Whatever the context, "Purple Rain" is a song about pain, which is unusual for the kind of iconic global hit it became. The singer is sorry for the trouble he's caused. He's sorry that he's ruined things. And even if it's too late to make things better, he wants you to know that he wishes he could.

He wishes we could go to a place where it could all be washed away. The paradise he picked, Purple Rain, doesn't exist on Earth, but he passionately believes in it. In the song, he uses his guitar and his voice to scale every possible note in search of it up there. He frantically plays and sings his way higher and higher, soaring in an ecstasy of creation until for a moment we're all there with him in the Purple Rain, his characteristically weird name for heaven, where everything is forgiven and we all love each other again.

Thematically it's a little like John Lennon's "Imagine," I guess, except the song wasn't political but personal. Prince didn't point the finger at priests or corporations or people who made war as the obstacles to a better world. He started with himself. He apologized, and then he tried to make things better the only way he knew how, by using his extraordinary gifts to make beautiful things.

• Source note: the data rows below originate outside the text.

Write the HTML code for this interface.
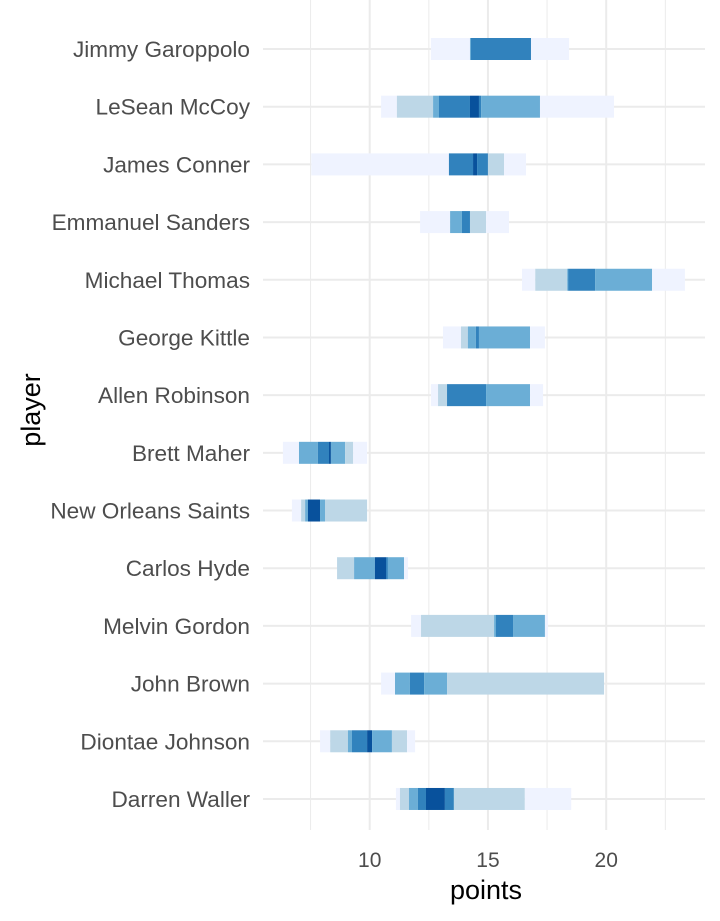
<!DOCTYPE html>
<html><head><meta charset="utf-8"><style>
body{margin:0;background:#fff;}
svg{display:block;font-family:"Liberation Sans",Arial,sans-serif;}
</style></head><body>
<svg id="chart" width="720" height="921" viewBox="0 0 720 921">
<g id="grid"></g>
<g id="marks"></g>
<g id="ylabels"></g>
<g id="xlabels"></g>
<text x="486" y="899" font-size="27" text-anchor="middle" fill="#000">points</text>
<text transform="translate(40,410) rotate(-90)" font-size="27" text-anchor="middle" fill="#000">player</text>
</svg>
<script>
const players = ["Jimmy Garoppolo","LeSean McCoy","James Conner","Emmanuel Sanders","Michael Thomas","George Kittle","Allen Robinson","Brett Maher","New Orleans Saints","Carlos Hyde","Melvin Gordon","John Brown","Diontae Johnson","Darren Waller"];
// boundaries for each player's stacked intervals
const breaks = [
 [12.59,14.24,14.28,16.82,18.43],
 [10.48,11.15,12.68,12.93,14.24,14.62,14.71,17.2,20.33],
 [7.53,13.35,14.37,14.54,15.0,15.68,16.61],
 [12.13,13.40,13.9,14.24,14.92,15.89],
 [16.44,17.0,18.35,18.39,19.53,21.94,23.33],
 [13.1,13.86,14.15,14.49,14.62,16.78,17.41],
 [12.59,12.89,13.27,14.92,16.78,17.33],
 [6.33,7.01,7.81,8.28,8.36,8.96,9.3,9.89],
 [6.71,7.1,7.27,7.39,7.9,8.11,9.89],
 [8.62,9.34,10.22,10.69,10.77,11.45,11.62],
 [11.75,12.17,15.26,15.34,16.06,17.41,17.54],
 [10.48,11.07,11.7,12.3,13.27,19.91],
 [7.9,8.33,9.08,9.25,9.89,10.1,10.94,11.58,11.92],
 [11.11,11.28,11.66,12.04,12.38,13.18,13.56,16.56,18.52]
];
const levels = [
 [0,2,3,0],
 [0,1,2,3,4,3,2,0],
 [0,3,4,3,1,0],
 [0,2,3,1,0],
 [0,1,2,3,2,0],
 [0,1,2,3,2,0],
 [0,1,3,2,0],
 [0,2,3,4,2,1,0],
 [0,1,2,4,2,1],
 [1,2,4,3,2,0],
 [0,1,2,3,2,0],
 [0,2,3,2,1],
 [0,1,2,3,4,2,1,0],
 [0,1,2,3,4,3,1,0]
];
const xTicks = [10,15,20];
const xMinor = [7.5,12.5,17.5,22.5];
const palette = ["#eff3ff","#bdd7e7","#6baed6","#3182bd","#08519c"];
const NS="http://www.w3.org/2000/svg";
const x = v => 369.7 + (v-10)*23.65;
const y = i => 49 + i*57.69;
function mk(tag, attrs, parent){const e=document.createElementNS(NS,tag);for(const k in attrs)e.setAttribute(k,attrs[k]);parent.appendChild(e);return e;}
const grid=document.getElementById('grid'),marks=document.getElementById('marks'),yl=document.getElementById('ylabels'),xl=document.getElementById('xlabels');
xMinor.forEach(t=>{const l=mk('line',{x1:x(t),x2:x(t),y1:0,y2:830,stroke:'#ebebeb','stroke-width':1},grid);

});
xTicks.forEach(t=>{const l=mk('line',{x1:x(t),x2:x(t),y1:0,y2:830,stroke:'#ebebeb','stroke-width':2},grid);


const tx=mk('text',{x:x(t),y:867,'font-size':21,'text-anchor':'middle',fill:'#4d4d4d'},xl);tx.textContent=t;

});
players.forEach((p,i)=>{
 const l=mk('line',{x1:263,x2:705,y1:y(i),y2:y(i),stroke:'#ebebeb','stroke-width':2},grid);
 
 
 const t=mk('text',{x:250,y:y(i)+8,'font-size':22.6,'text-anchor':'end',fill:'#4d4d4d'},yl);t.textContent=p;
 
 
 const b=breaks[i];
 for(let j=0;j<b.length-1;j++){
  const r=mk('rect',{x:x(b[j]),y:y(i)-11,width:x(b[j+1])-x(b[j]),height:22,fill:palette[levels[i][j]]},marks);
  
  
 }
});
</script>
</body></html>
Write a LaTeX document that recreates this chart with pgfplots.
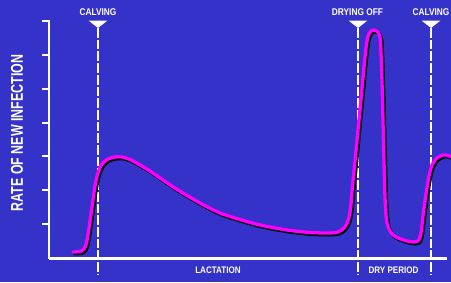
\documentclass[border=0pt]{standalone}
\usepackage{pgfplots}
\pgfplotsset{compat=1.18}
\usepackage{pgfplotstable}
\usepackage{fontspec}
\setmainfont{Liberation Sans}[FakeStretch=0.85]
\newfontfamily\ylabfont{Liberation Sans}[FakeStretch=0.73]
\definecolor{bgblue}{RGB}{52,50,200}
\definecolor{mag}{RGB}{255,0,255}
\pgfplotstableread{
x y
73 30
80 30.5
84 33
86.5 39
89 54
92 75
95 96
98 109
102 118
108 123
115 125
122 125
130 122.5
140 117
150 111
160 104
178 92
200 79
220 69
240 62.5
260 57
287 52
310 49.5
330 49
338 50
344 54
348 61
350.5 73
352.5 96
355.5 126
358.5 157
361.5 188
364.5 220
366.8 240
369 248.5
372 251.5
375.5 251.5
378.5 249
380.5 240
382 200
383.5 140
385 85
386.5 62
389 53
392 48
397 44.5
407 41
414 40
418.5 41.5
421 49
423 66
426 88
429 106
432 117
437 124
443 127
448 126.5
452 125
}\curve
\begin{document}
\begin{tikzpicture}
\useasboundingbox (0,0) rectangle (451pt,282pt);
\clip (0,0) rectangle (451pt,282pt);
\fill[bgblue] (0,0) rectangle (451pt,282pt);
\begin{axis}[
  at={(49pt,23.5pt)}, anchor=south west,
  scale only axis, width=398pt, height=238.5pt,
  xmin=49, xmax=447, ymin=23.5, ymax=262,
  axis x line*=bottom, axis y line*=left,
  axis line style={white, line width=2.3pt, -},
  xtick=\empty,
  ytick={261,227.2,193.3,159.5,125.7,91.8,58},
  yticklabels={},
  tick style={white, line width=2pt},
  major tick length=7pt, tick align=outside,
  clip=false, axis on top,
]
% dashed event lines
\foreach \xx in {98,358,431}{
  \edef\temp{\noexpand\draw[white, line width=2pt, dash pattern=on 9.7pt off 2pt] (axis cs:\xx,254) -- (axis cs:\xx,7);}
  \temp
  \edef\temp{\noexpand\fill[white] (axis cs:\xx-9.5,261.5) -- (axis cs:\xx+9.5,261.5) -- (axis cs:\xx,254) -- cycle;}
  \temp
}
\addplot[black, line width=3.3pt, smooth, tension=0.45, line cap=round, line join=round, xshift=1.5pt, yshift=-1.8pt] table[x=x,y=y] {\curve};
\addplot[mag, line width=3.3pt, smooth, tension=0.45, line cap=round, line join=round] table[x=x,y=y] {\curve};
\node[white, font=\fontsize{9.8}{11}\selectfont\bfseries] at (axis cs:98,270.3) {CALVING};
\node[white, font=\fontsize{9.8}{11}\selectfont\bfseries] at (axis cs:357.5,270.3) {DRYING OFF};
\node[white, font=\fontsize{9.8}{11}\selectfont\bfseries] at (axis cs:431,270.3) {CALVING};
\node[white, font=\fontsize{9.5}{11}\selectfont\bfseries] at (axis cs:218,12) {LACTATION};
\node[white, font=\fontsize{9.5}{11}\selectfont\bfseries] at (axis cs:393.5,12) {DRY PERIOD};
\node[white, rotate=90, font=\ylabfont\fontsize{17}{19}\selectfont\bfseries] at (axis cs:17,149) {RATE OF NEW INFECTION};
\end{axis}
\end{tikzpicture}
\end{document}
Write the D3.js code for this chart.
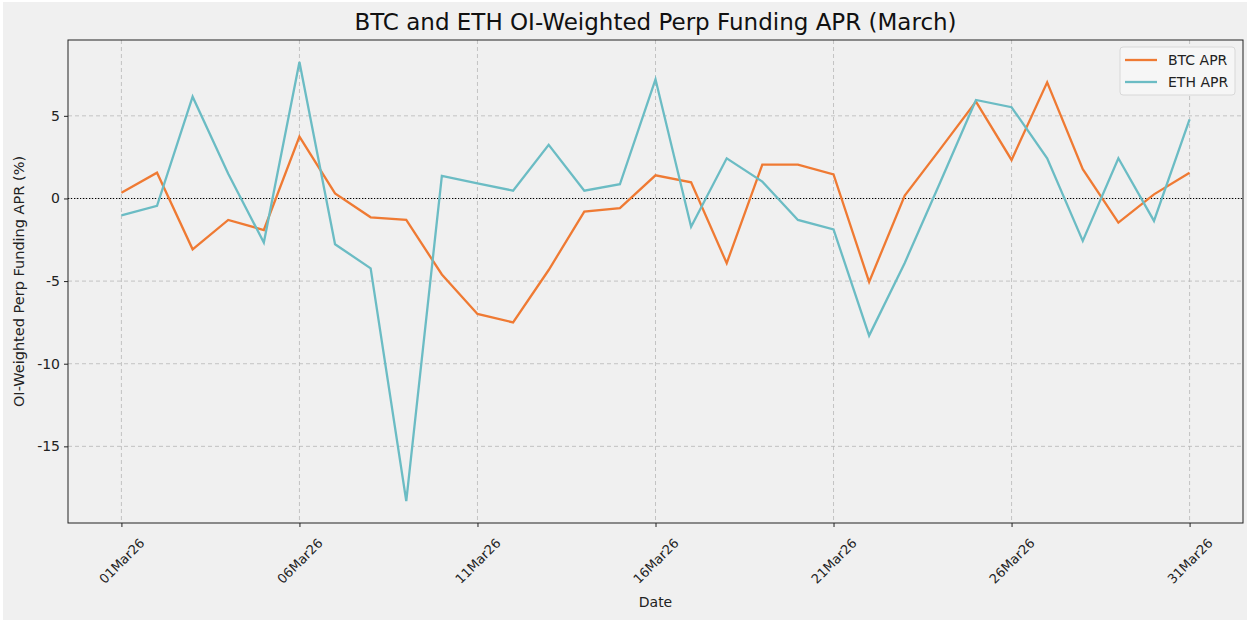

Prince's greatest moment may have come on February 4, 2007, at halftime of Super Bowl XLI. It was a miserable game. Not only was it not a close contest, but it was played in a torrential downpour that made the game hard to see, and an ordeal for the spectators who of course had been bled for every last cent en route to their seats. The athletes on the field for the most part didn't rise to the challenge of the conditions, and played a sloppy game, adding to the impression of an overhyped, expensive letdown.

Then Prince came out at halftime and acted like he didn't even notice the weather. He started with his usual concert-opening anthem, "Let's Go Crazy," and then did something nobody ever does at Super Bowls: He forgot to promote himself. He played other peoples' songs, a weird mix including everything from Hendrix/Dylan's "All Along the Watchtower" to Queen's "We Will Rock You" to "Best of You" by the Foo Fighters, a band whose members had no idea this was coming. He wasn't selling himself, just music.

Then at the end, when he played "Purple Rain," nature upstaged the most scripted event on Earth to unleash torrents of water on the stadium. The joy on Prince's face was unmistakable as he screamed his guitar higher and higher while buckets of rain came down on him. It was something you never see anywhere, let alone on TV: pure happiness. And tens of millions of people swayed along to his by then familiar ballad about the hope of finding something better in this world.

That was all of us at our best.

The world we live in today may have just become too angry for someone like Prince. If that's the case, maybe it's our turn to look inward and apologize. At the very least we should recognize what we lost yesterday. Goodbye to Prince, who was the best of us.